Thursday, September 24, 2009

UiTM student on the BBC

I'm not asking this question rhetorically. Is it possible for a university that restricts its student to intake to members of one community be compatible with the ideals and even a definition of a university? Can such a university aspire to be a 'world-class' university? Will opening 10% of places in such a university to students of other races change the underlying structure and founding philosophy of such a university? In many ways, I don't blame this UiTM student leader featured in this BBC video for speaking his views. My sense is that he is a produce of the environment in which he is studying in (perhaps aided by his VC who is a regular BTN speaker). But it is a sad indictment on what some students in Malaysia think universities are for - an instrument of social policy rather than a place for expanding one's mind and learning new ideas.

Monday, September 21, 2009

Foreigners flocking to Asian universities?

HELP was one of the universities featured in this NY Times article.

Friday, September 18, 2009

HK PhD Fellowship Scheme

Those interested in doing a PhD in Hong Kong should check out this fellowship. Looks like a pretty attractive offer.

Monday, September 14, 2009

How much of the achievement gap is in our heads?

The overwhelming perception in Malaysia is that Chinese schools outperform national schools, and that Chinese students outperform others. This isn't something we (by which I mean Malaysians) like to talk about, but reading this report on a study of self-esteem and stereotyping in America, I couldn't help but think of the situation here.

Problematically, I think these perceptions of Chinese superiority have some basis. Maybe Petaling Jaya is an outlier, but amongst the primary schools, Chinese schools generally do better when going head to head with national schools. Over 90% of Chinese parents choose Chinese vernacular schools, and I think it's well-established by now that a lot of these parents do this purely because national schools aren't delivering the quality of education they want.

The issue of Chinese students is a trickier one, especially because I'm not sure what data is publicly available on this. The anecdotal evidence I have strongly suggests that the Chinese are disproportionally represented among top performing students.

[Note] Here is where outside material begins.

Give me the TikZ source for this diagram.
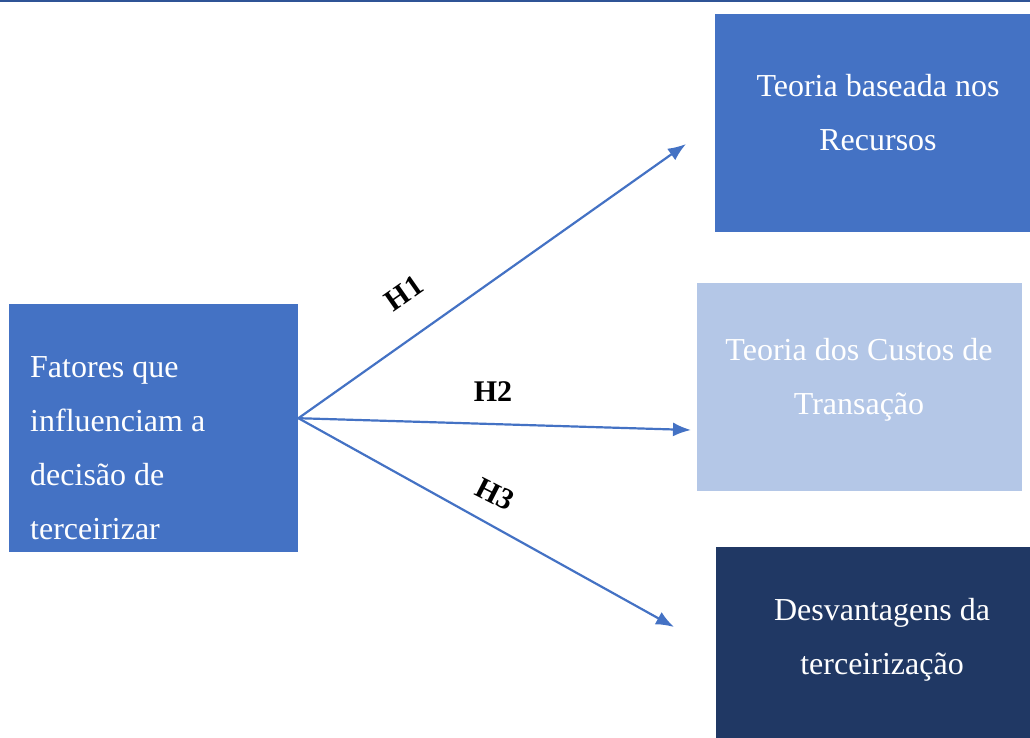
\documentclass[tikz,border=0pt]{standalone}
\usepackage{fontspec}
\setmainfont{Liberation Serif}
\usetikzlibrary{arrows.meta}

\definecolor{boxblue}{HTML}{4472C4}
\definecolor{boxlight}{HTML}{B4C7E7}
\definecolor{boxdark}{HTML}{203864}
\definecolor{rulecol}{HTML}{2F5496}

\begin{document}
\begin{tikzpicture}[x=1pt, y=-1pt, >={Latex[length=18pt,width=14pt]},
  box/.style={rectangle, inner sep=0pt, anchor=north west},
  boxtext/.style={text=white, inner sep=0pt, font=\fontsize{32}{54}\selectfont, align=center},
  hyp/.style={font=\fontsize{30}{36}\selectfont\bfseries},
  link/.style={->, draw=boxblue, line width=2.2pt}]
  \useasboundingbox (0,0) rectangle (1030,738);
  \fill[rulecol] (0,0) rectangle (1030,2.5);

  % boxes
  \node[box, fill=boxblue, minimum width=289pt, minimum height=248pt] (fat) at (9,304) {};
  \node[box, fill=boxblue, minimum width=315pt, minimum height=218pt] (rbv) at (715,14) {};
  \node[box, fill=boxlight, minimum width=325pt, minimum height=208pt] (tct) at (697,283) {};
  \node[box, fill=boxdark, minimum width=314pt, minimum height=191pt] (desv) at (716,547) {};

  % texts
  \node[boxtext, align=left, anchor=north west] (fatTxt) at (30,356) {Fatores que\\influenciam a\\decisão de\\terceirizar};
  \node[boxtext, anchor=north] (rbvTxt) at (878,74) {Teoria baseada nos\\Recursos};
  \node[boxtext, anchor=north] (tctTxt) at (859,338) {Teoria dos Custos de\\Transação};
  \node[boxtext, anchor=north] (desvTxt) at (882,598) {Desvantagens da\\terceirização};

  % hypotheses
  \coordinate (src) at ([yshift=10pt]fat.east);
  \coordinate (endA) at (686,144);
  \coordinate (endB) at (691,430);
  \coordinate (endC) at (674,627);
  \draw[link] (src) -- (endA);
  \draw[link] (src) -- (endB);
  \draw[link] (src) -- (endC);

  \node[hyp, rotate=35] (h1) at (404,293) {H1};
  \node[hyp] (h2) at (493,392) {H2};
  \node[hyp, rotate=-27] (h3) at (495,494) {H3};
\end{tikzpicture}
\end{document}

It does not help public perception at all that our government tends to further this, with officials' not-so-subtle lamentations about how Malay students need more help to compete against their peers. This perception has been around since independence -- Tunku and Tun Dr Ismail both talked a lot about how the Malays would need help to compete against the Chinese academically and professionally. Tun Dr Mahathir took this rhetoric to another level, both in his statements and his policies.

But a lot of academic literature suggests that it is precisely these kinds of stereotypes which become self-fulfilling prophecies. Because we think the Chinese are more academically-inclined, Chinese students perform better. Because we think the Malays need help, they become demotivated in school.

Even if we aren't consciously aware of these effects, I wouldn't be surprised to find them here. Other studies which have attempted to account for stereotyping often find such unconscious effects. A common experiment is to make students read a passage about stereotyping (e.g. in the US one might ask a class to read about how East Asian men often outperform other demographics on mathematics tests), and then make them take a test where that stereotype applies. When the stereotype has been "primed," students from the underperforming groups (such as white males or women, in our example of supposed East Asian aptitude for maths) do poorer compared to a control group, where no stereotypes have been primed.

It would be interesting to see if we can carry out a counterpart to that American study here. The study I mentioned earlier showed that simply encouraging black students to think about themselves positively through a writing exercise slashed the white-black achievement gap by 40 per cent. A follow-up study two years later shows that the benefits remain.

Living in Malaysia, you can't help but be exposed to all sorts of stereotypes everyday. I think a lot of us are constantly primed for exposure to particular stereotypes, especially in urban areas. It would be interesting to study how much of this achievement gap we perceive between different demographics can be narrowed purely by accounting for and neutralising these stereotypes.